O direito de viver em paz

As oportunidades perdidas e a vida adiada doem muito. Não tenhamos dúvidas, doem mesmo

Esta tem sido a canção que tem embalado a luta do povo Chileno, e que homenageia um grande artista antifascista, Victor Jara, torturado e assassinado pela ditadura Chilena, de Augusto Pinochet, em 1973. Já se passaram muitos anos, mas este legado de força ficou e hoje o povo canta-o nas ruas, porque quer que o sistema seja mais justo e o deixe viver em paz.

Penso que este sentimento é realmente o que anima as pessoas que, em várias zonas do mundo, hoje lutam por uma vida melhor e mais digna. Muitas fogem das guerras e morrem pelo caminho, e há gente que as prefere ver mortas em vez de salvá-las, como decidiu a maioria, dos/as deputados/as Europeus (com 2 votos de diferença), que votaram contra a ajuda a estas pessoas que apenas queriam ter o direito de viver em paz. É uma vergonha, um escândalo, uma desumanidade, para a qual contribuíram dois deputados portugueses que poderiam ter feito a diferença. Honra aos que votaram pela ajuda, onde se inclui as duas eurodeputadas madeirenses.

O sentido de justiça desta canção é tão grande que se pode aplicar a qualquer situação que estejamos a viver em cada momento da nossa vida. Falo por mim, que me emociono profundamente quando a oiço e lembro que este direito a viver em paz está tão atual que nem me apetece falar nas “coisinhas” caseiras, que acabam por ser tão secundárias – se todas as pessoas conseguissem exercer o seu direito, e respeitar o dos outros, de viver em paz.

Não é fácil, porque os obstáculos são grandes. Não é fácil, porque muitas vezes o próprio povo perde as oportunidades que tem nas mãos. Que o diga o povo Chileno, que em que muitos sectores alinhou na campanha contra o Presidente eleito, Salvador Allende, e acabou por ver implementada uma ditadura militar, que assassinou milhares de pessoas que pensavam de forma diferente e destruiu a liberdade no seu País. Hoje retomam a luta adiada, ao som dos heróis de então.

As oportunidades perdidas e a vida adiada doem muito. Não tenhamos dúvidas, doem mesmo. E custa a toda a gente. É claro que custa ainda mais aos que, como eu, andam aqui há tanto tempo, a remar contra ventos e marés, e acreditam que as coisas podem mudar porque as mentalidades são outras e o direito a viver em paz vai vingar.

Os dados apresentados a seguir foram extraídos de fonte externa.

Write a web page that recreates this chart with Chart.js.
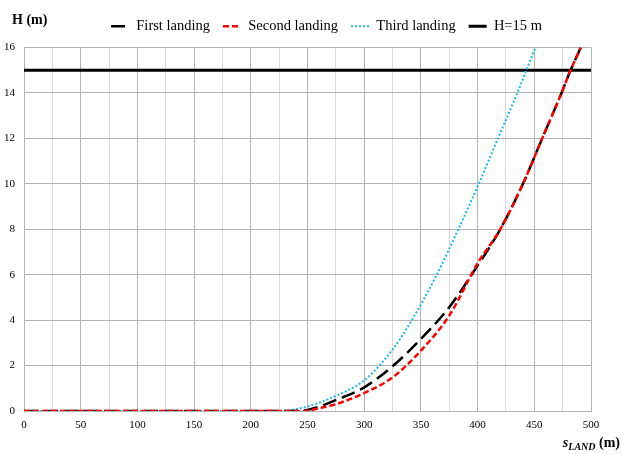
<!DOCTYPE html>
<html><head><meta charset="utf-8">
<script src="https://cdn.jsdelivr.net/npm/chart.js@4/dist/chart.umd.min.js"></script>
<style>html,body{margin:0;padding:0;background:#fff}canvas{display:block}</style>
</head><body>
<canvas id="c" width="622" height="454"></canvas>
<script>
const firstX  = [0, 240, 250, 262, 275, 300, 325, 350, 375, 400, 420, 440, 457, 474, 482, 491];
const firstH  = [0, 0, 0.05, 0.22, 0.48, 1.04, 1.97, 3.17, 4.57, 6.4, 8, 10, 12, 14, 15, 16];
const secondX = [0, 247, 260, 275, 300, 325, 350, 375, 400, 420, 440, 457, 474, 482, 491];
const secondH = [0, 0, 0.12, 0.3, 0.79, 1.48, 2.66, 4.2, 6.5, 8, 10, 12, 14, 15, 16];
const thirdX  = [0, 225, 250, 275, 300, 325, 342, 364, 383, 401, 418, 435, 451];
const thirdH  = [0, 0, 0.2, 0.67, 1.35, 2.7, 4, 6, 8, 10, 12, 14, 16];
const limitX  = [0, 500];
const limitH  = [15, 15];
const xTicks  = [0, 50, 100, 150, 200, 250, 300, 350, 400, 450, 500];
const yTicks  = [0, 2, 4, 6, 8, 10, 12, 14, 16];

const pts = (xs, ys) => xs.map((x, i) => ({x, y: ys[i]}));
const serif = "'Liberation Serif', 'Times New Roman', serif";

const legendShift = {
  id: 'legendShift',
  afterLayout(chart) {
    const lg = chart.legend;
    if (!lg) return;
    const dx = 31, dy = -4;
    lg.left += dx; lg.right += dx;
    lg.top += dy; lg.bottom += dy;
  }
};

const axisTitles = {
  id: 'axisTitles',
  afterDraw(chart) {
    const ctx = chart.ctx;
    ctx.save();
    ctx.fillStyle = '#000';
    ctx.textBaseline = 'alphabetic';
    ctx.textAlign = 'left';
    ctx.font = 'bold 14px ' + serif;
    ctx.fillText('H (m)', 12, 24);
    const right = 620;
    ctx.font = 'bold 14px ' + serif;
    const wM = ctx.measureText(' (m)').width;
    ctx.font = 'italic bold 10px ' + serif;
    const wL = ctx.measureText('LAND').width;
    ctx.font = 'italic bold 14px ' + serif;
    const wS = ctx.measureText('s').width;
    let x = right - wM - wL - wS;
    const base = 447;
    ctx.fillText('s', x, base); x += wS;
    ctx.font = 'italic bold 10px ' + serif;
    ctx.fillText('LAND', x, base + 3); x += wL;
    ctx.font = 'bold 14px ' + serif;
    ctx.fillText(' (m)', x, base);
    ctx.restore();
  }
};

new Chart(document.getElementById('c'), {
  type: 'scatter',
  data: {
    datasets: [
      {label: 'First landing', data: pts(firstX, firstH), showLine: true, borderColor: '#000', borderWidth: 2.5, borderDash: [14, 6], pointRadius: 0, cubicInterpolationMode: 'monotone', order: 1},
      {label: 'Second landing', data: pts(secondX, secondH), showLine: true, borderColor: '#ff0000', borderWidth: 2.5, borderDash: [6, 3], pointRadius: 0, cubicInterpolationMode: 'monotone', order: 0},
      {label: 'Third landing', data: pts(thirdX, thirdH), showLine: true, borderColor: '#22b5ee', borderWidth: 2, borderDash: [2, 2], pointRadius: 0, cubicInterpolationMode: 'monotone', order: 2},
      {label: 'H=15 m', data: pts(limitX, limitH), showLine: true, borderColor: '#000', borderWidth: 3, pointRadius: 0, order: 3}
    ]
  },
  options: {
    responsive: false,
    animation: false,
    devicePixelRatio: 1,
    layout: {padding: {left: 0, right: 31, top: 10, bottom: 0}},
    plugins: {
      tooltip: {enabled: false},
      legend: {
        display: true,
        position: 'top',
        labels: {
          font: {family: serif, size: 14.5},
          color: '#000',
          usePointStyle: true,
          pointStyleWidth: 18,
          padding: 13,
          generateLabels(chart) {
            return chart.data.datasets.map((d, i) => ({
              text: d.label,
              pointStyle: 'line',
              strokeStyle: d.borderColor,
              fillStyle: d.borderColor,
              lineWidth: d.borderWidth,
              lineDash: d.borderDash || [],
              datasetIndex: i,
              fontColor: '#000'
            }));
          }
        }
      }
    },
    scales: {
      x: {
        type: 'linear', min: 0, max: 500,
        afterFit(s) { s.height = 43; },
        afterBuildTicks(s) { const t = []; for (let v = 0; v <= 500; v += 25) t.push({value: v}); s.ticks = t; },
        ticks: {
          font: {family: serif, size: 11}, color: '#000', padding: 8, maxRotation: 0, autoSkip: false,
          callback: (v) => xTicks.includes(v) ? String(v) : ''
        },
        grid: {drawTicks: false, color: (c) => (c.tick && c.tick.value % 50 === 0) ? '#b4b4b4' : '#dadada', lineWidth: 1},
        border: {color: '#b4b4b4'}
      },
      y: {
        type: 'linear', min: 0, max: 16,
        afterFit(s) { s.width = 24; },
        afterBuildTicks(s) { s.ticks = yTicks.map(v => ({value: v})); },
        ticks: {font: {family: serif, size: 11}, color: '#000', padding: 9},
        grid: {drawTicks: false, color: '#b4b4b4', lineWidth: 1},
        border: {color: '#b4b4b4'}
      }
    }
  },
  plugins: [legendShift, axisTitles]
});
</script>
</body></html>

Sei que não é politicamente correto dizer que o povo erra. Há quem diga que o povo é o único sábio que existe. É claro que, se isso fosse verdade, as coisas poderiam estar um pouco melhor – ou não, é difícil de dizer – até porque o povo não se escolhe. É o que temos e faz as escolhas que acha serem as melhores. Tem esse direito, assim como eu tenho o direito de achar que o povo não soube fazer as melhores escolhas, quando teve o poder decisão nas suas mãos.

Não me queixo em meu nome, até porque, para mim, só queria ver o direito de viver em paz concretizado em coisas concretas que continuam adiadas. Queria ver situações injustas corrigidas, mas que continuam a se prolongar no tempo. Queria que a habitação para quem necessita existisse. Que o serviço de saúde fosse melhor. Que existisse mais apoio para as Pessoas Séniores e as mesmas fossem tratadas com mais respeito e dignidade. Que os donos disto tudo deixassem de mandar e o serviço público passasse a ser uma realidade, particularmente na resolução dos transportes e de tudo o que diga respeito à mobilidade de quem vive ou visita a nossa região. Que a verdadeira igualdade de género fizesse parte das preocupações de quem governa, com uma grande aposta na prevenção de todas as formas de violência. E poderia estar a falar de muitas mais inquietações que não cabem neste artigo.

Que o direito a viver em paz continue a fazer o caminho da luta por todo o mundo, e que esteja presente nas nossas ações, é o que mais desejo neste dia feriado.